Conventional options have that effect because they focus on absolute performance. As a result, they both reward and punish managers for factors, such as market movements, that are beyond their control. In order to filter out these effects, many analysts have suggested that companies scrap their existing programs in favor of indexed options. Under one such proposal, companies would reset the price of their options each year in order to reflect changes in a market benchmark, such as the S&P 500. If the index rose 10%, for example, the exercise price would also increase by 10%, allowing a CEO to cash in only if his share price had grown by even more.

The idea behind indexed options is to reward executives who outperform the market or industry peers. But as Harvard Business School finance professor Lisa K. Meulbroek demonstrates in a December 2001 working paper, they fail to achieve that goal. A simple example makes this clear. Say an executive receives an option with a $10 strike price, and the market price of the stock is initially $12, giving the option an “intrinsic value” of $2. One year later, the company and the market have both gained 10%, making the share price $13.20 and the strike price $11. If indexing worked as intended, the option's intrinsic value would remain the same. In fact, however, at $2.20, it has also risen 10%.

A similar result holds for options granted at-the-money — that is, when the exercise price and the market price are initially the same. In this case, the option's intrinsic value is zero, but it is still worth something — say $1 — because part of an option's total value stems from uncertainty about future price movements. Consequently, if the market and the company both gain 10%, the option's value increases by the same amount. More generally, changes in the option's value do not match the company's performance relative to the market.

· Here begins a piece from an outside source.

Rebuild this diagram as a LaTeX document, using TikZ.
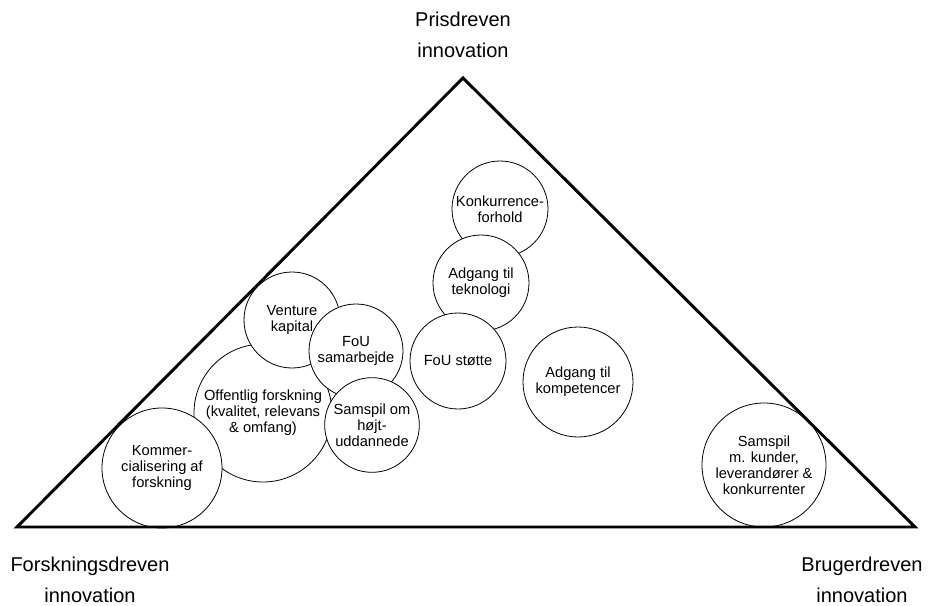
\documentclass[tikz,border=0pt]{standalone}
\usepackage{fontspec}
\setmainfont{Liberation Sans}
\usetikzlibrary{positioning}
\tikzset{x=0.75pt, y=-0.75pt, % one unit is one pixel of the original figure
every node/.style={font=\fontsize{11}{12}\selectfont, align=center}, % text inside the circles
}

\begin{document}
\begin{tikzpicture}[
	felt/.style={circle, draw, fill=white, line width=0.6pt, inner sep=0pt, minimum size=#1},
	hjorne/.style={font=\fontsize{15}{23}\selectfont, align=center}]
\useasboundingbox (0,0) rectangle (932,606);
% the factors
\node[felt=72pt] (konk) at (500,209) {Konkurrence-\\forhold};
\node[felt=72pt] (tekn) at (481,283) {Adgang til\\teknologi};
\node[felt=72pt] (stoette) at (458,361) {FoU støtte};
\node[felt=82.5pt] (komp) at (578,382) {Adgang til\\kompetencer};
\node[felt=103.5pt] (offf) at (263,413) {Offentlig forskning\\(kvalitet, relevans\\\& omfang)};
\node[felt=72pt] (vent) at (292,320) {Venture\\kapital};
\node[felt=70.5pt] (samarb) at (356,351) {FoU\\samarbejde};
\node[felt=71pt] (hoejt) at (372,425) {Samspil om\\højt-\\uddannede};
\node[felt=90pt] (kommer) at (162,468) {Kommer-\\cialisering af\\forskning};
\node[felt=93pt] (kunder) at (764,465) {Samspil\\m. kunder,\\leverandører \&\\konkurrenter};
% the triangle
\coordinate (F) at (17,527);
\coordinate (P) at (463,78);
\coordinate (B) at (915,527);
\draw[line width=2.2pt, line join=miter] (F) -- (P) -- (B) -- cycle;
% corners
\node[hjorne] (pris) at (463,35) {Prisdreven\\innovation};
\node[hjorne] (forsk) at (90,580) {Forskningsdreven\\innovation};
\node[hjorne] (bruger) at (862,580) {Brugerdreven\\innovation};
\end{tikzpicture}
\end{document}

In place of indexed options, Meulbroek suggests that companies seeking to reward relative performance adopt an alternative design: options on a “performance-benchmarked portfolio” constructed of a company's stock, hedged against market and industry movements. Under this plan, the portfolio's value changes, while the exercise price of the option remains the same.

In its simplest form, the portfolio consists of one share of the company's stock, a short position in the market (which amounts to betting that the market will fall) and a corresponding amount of a risk-free asset, such as short-term Treasury bills or cash. The proportions of the three assets are given by the stock's beta, which measures its correlation with the market. For a $10 stock with a beta of 1.0, the portfolio would hold one share, a short position in the market worth –$10, and $10 in a risk-free asset, for a total value of $10. If the company and the market both gain 10%, the stock rises to $11, the value of the short position falls to –$11, and the value of the portfolio — and therefore of the option — is unchanged, exactly the result that advocates of indexing seek.

The portfolio can be adapted to benchmark performance against companies in the same sector, rather than simply against the market as a whole, by incorporating a short position in the industry “ex-market” — that is, correcting for the correlation between the industry and the market. While this procedure may sound complex, it need not be implemented literally, Meulbroek points out. “The firm doesn't actually have to go out in the market and buy and sell,” she observes. It can just identify and track the appropriate market and industry indices in order to calculate the portfolio's worth.

The approach aligns shareholders' and executives' interests by exposing managers solely to company-specific risk. But it also has the potential to reduce executive compensation, even when managers outperform the market or their peers. The performance-benchmarked portfolio works by “stripping out as much volatility as possible that doesn't affect the manager's incentives,” Meulbroek explains.

To date, only one major corporation has adopted an option plan that targets relative performance. However, Meulbroek believes that may change as new players, including Wall Street banks, are bringing a fresh perspective and new skills to the business of compensation consulting.

Meulbroek's paper is titled “Designing an Option Plan That Rewards Relative Performance: Indexed Options Revisited.”